## What you have to do
Skip the pictures and quote all of the lines exactly.

## Collected data

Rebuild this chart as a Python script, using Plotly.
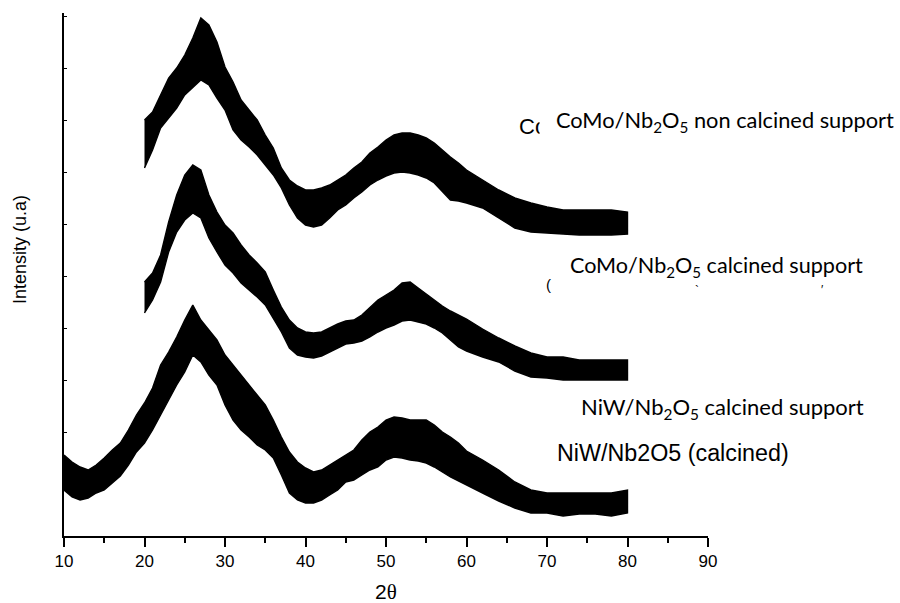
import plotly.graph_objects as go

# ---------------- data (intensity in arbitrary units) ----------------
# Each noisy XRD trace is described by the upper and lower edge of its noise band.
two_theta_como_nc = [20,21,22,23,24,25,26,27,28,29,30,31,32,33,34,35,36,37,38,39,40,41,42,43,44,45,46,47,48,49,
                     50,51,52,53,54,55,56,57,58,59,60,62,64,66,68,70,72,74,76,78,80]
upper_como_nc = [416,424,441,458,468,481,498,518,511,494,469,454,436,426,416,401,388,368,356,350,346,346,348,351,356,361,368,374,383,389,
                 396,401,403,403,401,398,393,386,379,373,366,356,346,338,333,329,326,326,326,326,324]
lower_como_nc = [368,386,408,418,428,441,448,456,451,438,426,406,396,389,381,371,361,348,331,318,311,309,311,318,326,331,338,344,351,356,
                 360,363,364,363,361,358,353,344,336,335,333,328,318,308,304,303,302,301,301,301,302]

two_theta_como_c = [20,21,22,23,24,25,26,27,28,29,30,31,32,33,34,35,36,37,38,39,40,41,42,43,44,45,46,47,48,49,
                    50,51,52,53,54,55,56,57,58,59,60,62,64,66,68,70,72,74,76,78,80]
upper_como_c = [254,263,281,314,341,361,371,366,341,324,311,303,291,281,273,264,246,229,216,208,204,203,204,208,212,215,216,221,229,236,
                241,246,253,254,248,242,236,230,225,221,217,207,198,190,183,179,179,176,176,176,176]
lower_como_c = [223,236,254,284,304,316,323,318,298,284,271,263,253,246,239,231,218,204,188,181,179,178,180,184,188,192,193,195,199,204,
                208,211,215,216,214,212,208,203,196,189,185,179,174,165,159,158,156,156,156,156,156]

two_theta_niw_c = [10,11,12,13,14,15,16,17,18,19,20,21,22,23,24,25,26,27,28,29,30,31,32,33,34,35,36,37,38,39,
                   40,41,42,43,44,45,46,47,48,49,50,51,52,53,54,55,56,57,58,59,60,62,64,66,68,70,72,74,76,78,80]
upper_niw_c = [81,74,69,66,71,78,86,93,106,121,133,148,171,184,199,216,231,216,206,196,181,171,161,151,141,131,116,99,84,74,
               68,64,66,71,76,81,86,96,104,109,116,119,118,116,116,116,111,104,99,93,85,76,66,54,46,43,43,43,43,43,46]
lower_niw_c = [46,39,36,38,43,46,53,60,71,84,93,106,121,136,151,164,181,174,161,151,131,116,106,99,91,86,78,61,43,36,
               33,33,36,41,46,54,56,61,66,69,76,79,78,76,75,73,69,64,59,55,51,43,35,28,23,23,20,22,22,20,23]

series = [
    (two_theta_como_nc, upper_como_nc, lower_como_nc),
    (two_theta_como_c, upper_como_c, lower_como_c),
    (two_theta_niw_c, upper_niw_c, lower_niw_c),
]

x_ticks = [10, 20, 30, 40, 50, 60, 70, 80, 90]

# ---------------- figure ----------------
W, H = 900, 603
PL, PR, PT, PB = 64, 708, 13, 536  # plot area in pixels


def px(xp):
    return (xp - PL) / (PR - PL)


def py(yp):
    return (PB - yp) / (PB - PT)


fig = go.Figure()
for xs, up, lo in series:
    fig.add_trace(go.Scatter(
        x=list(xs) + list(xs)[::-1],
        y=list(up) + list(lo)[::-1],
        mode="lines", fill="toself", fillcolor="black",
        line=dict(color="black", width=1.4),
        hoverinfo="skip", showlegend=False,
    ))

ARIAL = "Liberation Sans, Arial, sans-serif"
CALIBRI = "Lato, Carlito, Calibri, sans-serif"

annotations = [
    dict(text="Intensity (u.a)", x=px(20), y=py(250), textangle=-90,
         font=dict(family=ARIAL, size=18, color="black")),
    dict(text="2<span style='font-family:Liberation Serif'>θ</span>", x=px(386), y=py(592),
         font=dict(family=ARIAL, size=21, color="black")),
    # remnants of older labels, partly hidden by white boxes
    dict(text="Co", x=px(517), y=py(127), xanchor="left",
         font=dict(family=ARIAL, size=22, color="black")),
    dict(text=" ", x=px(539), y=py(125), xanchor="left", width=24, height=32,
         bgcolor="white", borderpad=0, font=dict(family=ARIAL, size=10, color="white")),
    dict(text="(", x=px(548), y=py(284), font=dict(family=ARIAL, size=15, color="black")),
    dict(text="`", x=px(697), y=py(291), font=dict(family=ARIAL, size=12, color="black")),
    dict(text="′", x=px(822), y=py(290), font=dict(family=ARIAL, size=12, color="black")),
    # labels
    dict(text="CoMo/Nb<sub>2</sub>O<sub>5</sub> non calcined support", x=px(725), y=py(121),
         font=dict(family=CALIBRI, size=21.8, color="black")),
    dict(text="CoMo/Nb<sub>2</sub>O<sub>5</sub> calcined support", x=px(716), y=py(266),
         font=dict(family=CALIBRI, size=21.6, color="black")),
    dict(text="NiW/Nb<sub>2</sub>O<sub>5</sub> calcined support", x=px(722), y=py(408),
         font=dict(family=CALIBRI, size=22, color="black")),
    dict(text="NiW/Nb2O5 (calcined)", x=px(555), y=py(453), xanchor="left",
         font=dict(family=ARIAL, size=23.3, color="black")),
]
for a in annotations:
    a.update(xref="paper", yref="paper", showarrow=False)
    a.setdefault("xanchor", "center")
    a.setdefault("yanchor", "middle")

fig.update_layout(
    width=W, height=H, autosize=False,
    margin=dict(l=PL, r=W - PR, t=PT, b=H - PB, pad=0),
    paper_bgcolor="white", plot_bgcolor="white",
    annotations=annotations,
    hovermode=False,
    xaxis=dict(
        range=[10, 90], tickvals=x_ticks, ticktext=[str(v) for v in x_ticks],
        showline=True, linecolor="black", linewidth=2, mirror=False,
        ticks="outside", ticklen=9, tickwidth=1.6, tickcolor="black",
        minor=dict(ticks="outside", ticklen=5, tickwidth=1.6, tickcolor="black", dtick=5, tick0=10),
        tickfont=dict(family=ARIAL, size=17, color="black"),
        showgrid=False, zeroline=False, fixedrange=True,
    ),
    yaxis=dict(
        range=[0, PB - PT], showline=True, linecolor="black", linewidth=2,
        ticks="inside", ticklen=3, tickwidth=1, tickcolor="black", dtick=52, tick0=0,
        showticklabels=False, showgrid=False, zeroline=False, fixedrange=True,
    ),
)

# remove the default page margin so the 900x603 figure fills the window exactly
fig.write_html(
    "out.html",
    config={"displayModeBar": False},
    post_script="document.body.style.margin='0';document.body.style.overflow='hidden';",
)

## Reply to the task
Rebuild this chart as a Python script, using Plotly.
import plotly.graph_objects as go

# ---------------- data (intensity in arbitrary units) ----------------
# Each noisy XRD trace is described by the upper and lower edge of its noise band.
two_theta_como_nc = [20,21,22,23,24,25,26,27,28,29,30,31,32,33,34,35,36,37,38,39,40,41,42,43,44,45,46,47,48,49,
                     50,51,52,53,54,55,56,57,58,59,60,62,64,66,68,70,72,74,76,78,80]
upper_como_nc = [416,424,441,458,468,481,498,518,511,494,469,454,436,426,416,401,388,368,356,350,346,346,348,351,356,361,368,374,383,389,
                 396,401,403,403,401,398,393,386,379,373,366,356,346,338,333,329,326,326,326,326,324]
lower_como_nc = [368,386,408,418,428,441,448,456,451,438,426,406,396,389,381,371,361,348,331,318,311,309,311,318,326,331,338,344,351,356,
                 360,363,364,363,361,358,353,344,336,335,333,328,318,308,304,303,302,301,301,301,302]

two_theta_como_c = [20,21,22,23,24,25,26,27,28,29,30,31,32,33,34,35,36,37,38,39,40,41,42,43,44,45,46,47,48,49,
                    50,51,52,53,54,55,56,57,58,59,60,62,64,66,68,70,72,74,76,78,80]
upper_como_c = [254,263,281,314,341,361,371,366,341,324,311,303,291,281,273,264,246,229,216,208,204,203,204,208,212,215,216,221,229,236,
                241,246,253,254,248,242,236,230,225,221,217,207,198,190,183,179,179,176,176,176,176]
lower_como_c = [223,236,254,284,304,316,323,318,298,284,271,263,253,246,239,231,218,204,188,181,179,178,180,184,188,192,193,195,199,204,
                208,211,215,216,214,212,208,203,196,189,185,179,174,165,159,158,156,156,156,156,156]

two_theta_niw_c = [10,11,12,13,14,15,16,17,18,19,20,21,22,23,24,25,26,27,28,29,30,31,32,33,34,35,36,37,38,39,
                   40,41,42,43,44,45,46,47,48,49,50,51,52,53,54,55,56,57,58,59,60,62,64,66,68,70,72,74,76,78,80]
upper_niw_c = [81,74,69,66,71,78,86,93,106,121,133,148,171,184,199,216,231,216,206,196,181,171,161,151,141,131,116,99,84,74,
               68,64,66,71,76,81,86,96,104,109,116,119,118,116,116,116,111,104,99,93,85,76,66,54,46,43,43,43,43,43,46]
lower_niw_c = [46,39,36,38,43,46,53,60,71,84,93,106,121,136,151,164,181,174,161,151,131,116,106,99,91,86,78,61,43,36,
               33,33,36,41,46,54,56,61,66,69,76,79,78,76,75,73,69,64,59,55,51,43,35,28,23,23,20,22,22,20,23]

series = [
    (two_theta_como_nc, upper_como_nc, lower_como_nc),
    (two_theta_como_c, upper_como_c, lower_como_c),
    (two_theta_niw_c, upper_niw_c, lower_niw_c),
]

x_ticks = [10, 20, 30, 40, 50, 60, 70, 80, 90]

# ---------------- figure ----------------
W, H = 900, 603
PL, PR, PT, PB = 64, 708, 13, 536  # plot area in pixels


def px(xp):
    return (xp - PL) / (PR - PL)


def py(yp):
    return (PB - yp) / (PB - PT)


fig = go.Figure()
for xs, up, lo in series:
    fig.add_trace(go.Scatter(
        x=list(xs) + list(xs)[::-1],
        y=list(up) + list(lo)[::-1],
        mode="lines", fill="toself", fillcolor="black",
        line=dict(color="black", width=1.4),
        hoverinfo="skip", showlegend=False,
    ))

ARIAL = "Liberation Sans, Arial, sans-serif"
CALIBRI = "Lato, Carlito, Calibri, sans-serif"

annotations = [
    dict(text="Intensity (u.a)", x=px(20), y=py(250), textangle=-90,
         font=dict(family=ARIAL, size=18, color="black")),
    dict(text="2<span style='font-family:Liberation Serif'>θ</span>", x=px(386), y=py(592),
         font=dict(family=ARIAL, size=21, color="black")),
    # remnants of older labels, partly hidden by white boxes
    dict(text="Co", x=px(517), y=py(127), xanchor="left",
         font=dict(family=ARIAL, size=22, color="black")),
    dict(text=" ", x=px(539), y=py(125), xanchor="left", width=24, height=32,
         bgcolor="white", borderpad=0, font=dict(family=ARIAL, size=10, color="white")),
    dict(text="(", x=px(548), y=py(284), font=dict(family=ARIAL, size=15, color="black")),
    dict(text="`", x=px(697), y=py(291), font=dict(family=ARIAL, size=12, color="black")),
    dict(text="′", x=px(822), y=py(290), font=dict(family=ARIAL, size=12, color="black")),
    # labels
    dict(text="CoMo/Nb<sub>2</sub>O<sub>5</sub> non calcined support", x=px(725), y=py(121),
         font=dict(family=CALIBRI, size=21.8, color="black")),
    dict(text="CoMo/Nb<sub>2</sub>O<sub>5</sub> calcined support", x=px(716), y=py(266),
         font=dict(family=CALIBRI, size=21.6, color="black")),
    dict(text="NiW/Nb<sub>2</sub>O<sub>5</sub> calcined support", x=px(722), y=py(408),
         font=dict(family=CALIBRI, size=22, color="black")),
    dict(text="NiW/Nb2O5 (calcined)", x=px(555), y=py(453), xanchor="left",
         font=dict(family=ARIAL, size=23.3, color="black")),
]
for a in annotations:
    a.update(xref="paper", yref="paper", showarrow=False)
    a.setdefault("xanchor", "center")
    a.setdefault("yanchor", "middle")

fig.update_layout(
    width=W, height=H, autosize=False,
    margin=dict(l=PL, r=W - PR, t=PT, b=H - PB, pad=0),
    paper_bgcolor="white", plot_bgcolor="white",
    annotations=annotations,
    hovermode=False,
    xaxis=dict(
        range=[10, 90], tickvals=x_ticks, ticktext=[str(v) for v in x_ticks],
        showline=True, linecolor="black", linewidth=2, mirror=False,
        ticks="outside", ticklen=9, tickwidth=1.6, tickcolor="black",
        minor=dict(ticks="outside", ticklen=5, tickwidth=1.6, tickcolor="black", dtick=5, tick0=10),
        tickfont=dict(family=ARIAL, size=17, color="black"),
        showgrid=False, zeroline=False, fixedrange=True,
    ),
    yaxis=dict(
        range=[0, PB - PT], showline=True, linecolor="black", linewidth=2,
        ticks="inside", ticklen=3, tickwidth=1, tickcolor="black", dtick=52, tick0=0,
        showticklabels=False, showgrid=False, zeroline=False, fixedrange=True,
    ),
)

# remove the default page margin so the 900x603 figure fills the window exactly
fig.write_html(
    "out.html",
    config={"displayModeBar": False},
    post_script="document.body.style.margin='0';document.body.style.overflow='hidden';",
)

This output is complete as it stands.